The government has changed the date for public sector organisations to capture data surrounding the gender pay gap to 31 March 2017, instead of 5 April, following its consultation on the potential regulations.

Under current proposals the government is considering making it mandatory under the Equalities Act 2010 for any public sector body with over 250 employees to publish the pay gap between its staff, as will also soon be the case in the private and voluntary sectors.

Public sector organisations will now have to publish their gender pay gap information every year from 30 March 2018, one year after the data is collected.

The consultation, which was open between August and September last year, received 125 responses from public authorities, individuals and trade unions, the majority of which were in favour of the proposed change.

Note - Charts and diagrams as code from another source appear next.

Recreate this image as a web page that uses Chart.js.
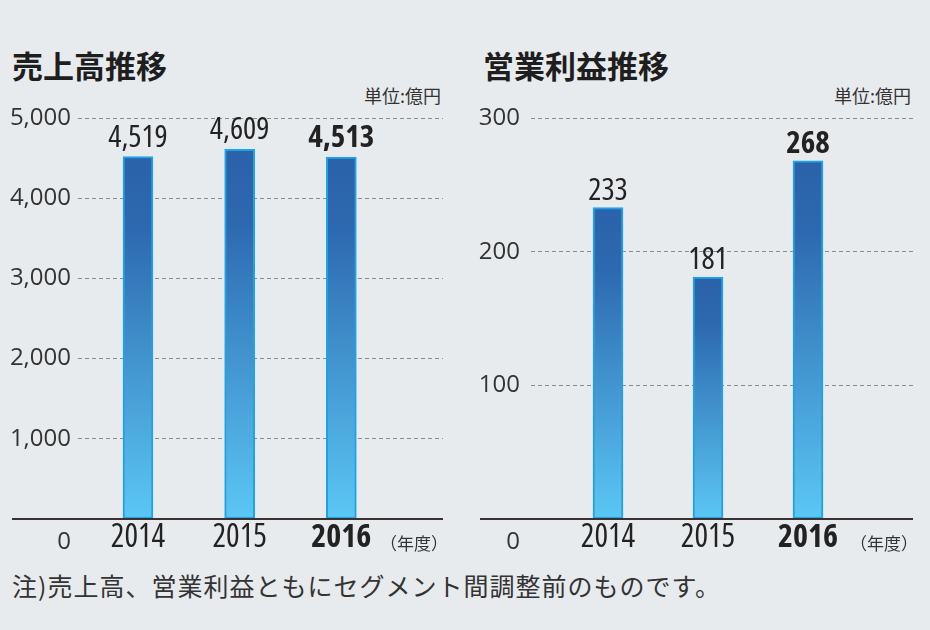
<!DOCTYPE html>
<html><head><meta charset="utf-8">
<script src="https://cdn.jsdelivr.net/npm/chart.js@4"></script>
<style>
html,body{margin:0;padding:0;background:#e8ebee;}
#wrap{position:relative;width:930px;height:630px;overflow:hidden;font-family:'Noto Sans CJK JP',sans-serif;color:#222;}
.title{position:absolute;font-size:31px;font-weight:bold;line-height:31px;top:49px;white-space:nowrap;color:#1e1e1e;}
.unit{position:absolute;font-size:18px;line-height:18px;top:86px;color:#333;white-space:nowrap;}
.note{position:absolute;left:12px;top:573px;font-size:25px;line-height:25px;letter-spacing:1px;color:#333;white-space:nowrap;}
canvas{position:absolute;}
</style></head>
<body><div id="wrap">
<div class="title" style="left:12px">売上高推移</div>
<div class="title" style="left:483px">営業利益推移</div>
<div class="unit" style="right:489px">単位:億円</div>
<div class="unit" style="right:19px">単位:億円</div>
<div class="note">注)売上高、営業利益ともにセグメント間調整前のものです。</div>
<canvas id="c1" width="460" height="460" style="left:0;top:105px"></canvas>
<canvas id="c2" width="465" height="460" style="left:465px;top:105px"></canvas>
</div>
<script>
const years = [2014, 2015, 2016];
const highlightYear = 2016;
const salesValues = [4519, 4609, 4513];
const profitValues = [233, 181, 268];
const salesTicks = [0, 1000, 2000, 3000, 4000, 5000];
const profitTicks = [0, 100, 200, 300];
const yearUnitLabel = '（年度）';

const NUM_FAMILY = "'Open Sans','Liberation Sans',sans-serif";
const CJK_FONT = "'Noto Sans CJK JP',sans-serif";

function numFont(stretch, size, bold) {
  return stretch + ' ' + (bold ? 'bold' : 'normal') + ' ' + size + 'px ' + NUM_FAMILY;
}

function makeChart(id, values, tickValues, cfg) {
  const data = years.map((yr, i) => ({x: yr, y: values[i]}));
  const gradientFill = (ctx) => {
    const chart = ctx.chart; const ys = chart.scales.y;
    if (!ys || !ctx.raw || !chart.chartArea) return '#3a8fd0';
    const top = ys.getPixelForValue(ctx.raw.y);
    const base = ys.getPixelForValue(0);
    const g = chart.ctx.createLinearGradient(0, top, 0, base);
    g.addColorStop(0, '#2b62a9');
    g.addColorStop(0.2, '#2d69b0');
    g.addColorStop(1, '#5bc7f3');
    return g;
  };
  const overlay = {
    id: 'overlay',
    afterDatasetsDraw(chart) {
      const c = chart.ctx; const meta = chart.getDatasetMeta(0);
      c.save(); c.textAlign = 'center'; c.textBaseline = 'alphabetic'; c.fillStyle = '#222';
      meta.data.forEach((el, i) => {
        c.font = numFont('semi-condensed', cfg.valueSize, years[i] === highlightYear);
        c.fillText(values[i].toLocaleString('en-US'), el.x, el.y - cfg.valueGap);
      });
      c.restore();
    },
    afterDraw(chart) {
      const c = chart.ctx; const area = chart.chartArea; const ys = chart.scales.y;
      const y0 = ys.getPixelForValue(0);
      c.save();
      c.strokeStyle = '#3b3130'; c.lineWidth = 2;
      c.beginPath(); c.moveTo(cfg.baseLeft, y0); c.lineTo(area.right, y0); c.stroke();
      c.fillStyle = '#333'; c.textAlign = 'right';
      c.textBaseline = 'alphabetic';
      c.font = numFont('normal', cfg.tickSize, false);
      c.fillText(String(tickValues[0]), area.left - cfg.tickPad, y0 + 30);
      c.textBaseline = 'middle';
      c.font = '17px ' + CJK_FONT;
      c.fillText(yearUnitLabel, area.right + 5, y0 + 25);
      c.restore();
    }
  };
  return new Chart(document.getElementById(id), {
    type: 'bar',
    data: { datasets: [{ data, backgroundColor: gradientFill, borderColor: '#1da3e8', borderWidth: 2, borderSkipped: false, barThickness: 30 }] },
    options: {
      responsive: false, animation: false, devicePixelRatio: 1,
      layout: { padding: { top: 13, right: cfg.padRight, left: 0, bottom: 0 } },
      plugins: { legend: { display: false }, tooltip: { enabled: false } },
      scales: {
        x: {
          type: 'linear', min: cfg.xMin, max: cfg.xMax, offset: false,
          grid: { display: false, drawTicks: false, offset: false }, border: { display: false },
          afterBuildTicks: s => { s.ticks = years.map(v => ({ value: v })); },
          afterFit: s => { s.height = 46; s.paddingLeft = 0; s.paddingRight = 0; },
          ticks: {
            autoSkip: false, maxRotation: 0, padding: 0, color: '#222',
            callback: v => String(v),
            font: ctx => ({ family: NUM_FAMILY, size: 32, weight: 'semi-condensed ' + ((ctx.tick && ctx.tick.value === highlightYear) ? 'bold' : 'normal') })
          }
        },
        y: {
          min: tickValues[0], max: tickValues[tickValues.length - 1],
          afterBuildTicks: s => { s.ticks = tickValues.map(v => ({ value: v })); },
          afterFit: s => { s.width = cfg.yWidth; s.paddingTop = 0; s.paddingBottom = 0; },
          grid: { drawTicks: false, lineWidth: 1, color: ctx => (ctx.tick && ctx.tick.value === 0) ? 'rgba(0,0,0,0)' : '#8c8c8c' },
          border: { display: false, dash: [4, 3] },
          ticks: {
            padding: cfg.tickPad, color: '#333', font: { family: NUM_FAMILY, size: cfg.tickSize, weight: 'normal' },
            callback: v => v === 0 ? '' : v.toLocaleString('en-US')
          }
        }
      }
    },
    plugins: [overlay]
  });
}

makeChart('c1', salesValues, salesTicks, { xMin: 2013.41, xMax: 2017.0, padRight: 17, yWidth: 78, tickPad: 7, tickSize: 24, valueSize: 31, valueGap: 10, baseLeft: 12 });
makeChart('c2', profitValues, profitTicks, { xMin: 2013.23, xMax: 2017.05, padRight: 17, yWidth: 66, tickPad: 11, tickSize: 24, valueSize: 31, valueGap: 8, baseLeft: 15 });
</script>
</body></html>
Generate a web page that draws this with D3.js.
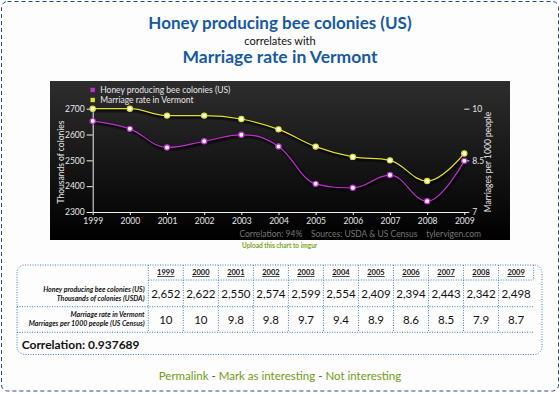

“Tackling the gender pay gap is an absolute priority for this government. That is why we are delivering on our manifesto commitment to introduce mandatory gender pay gap reporting for larger private and voluntary sector organisations and why we extended this commitment to the public sector,” said Justine Greening, secretary of state for education and minister for women and equalities.

“Introducing the same mandatory reporting regime for all major employers in the public, private and voluntary sectors will ensure consistency across the economy and help make our ambition to eliminate the gender pay gap a reality.”

In its response to the consultation, the government declined to make the regulations applicable to organisations smaller than 250 employees due to an existing requirement for bodies above 150 employees to publish diversity information.

Respondents to the consultation asked whether police officers and members of the armed forces should be included due to their being ‘office-holders’ rather employees, which has led the government to change the wording to include them.

However, the government said that temporary or agency staff will not be included in the data requirements in order to avoid duplication.

The government also clarified the definition of ‘pay’, including basic pay, bonus pay and paid leave but excluding overtime pay, expenses and redundancy pay.

Organisations will not be required to submit a narrative with their gender pay gap information but are invited to do so, the government said.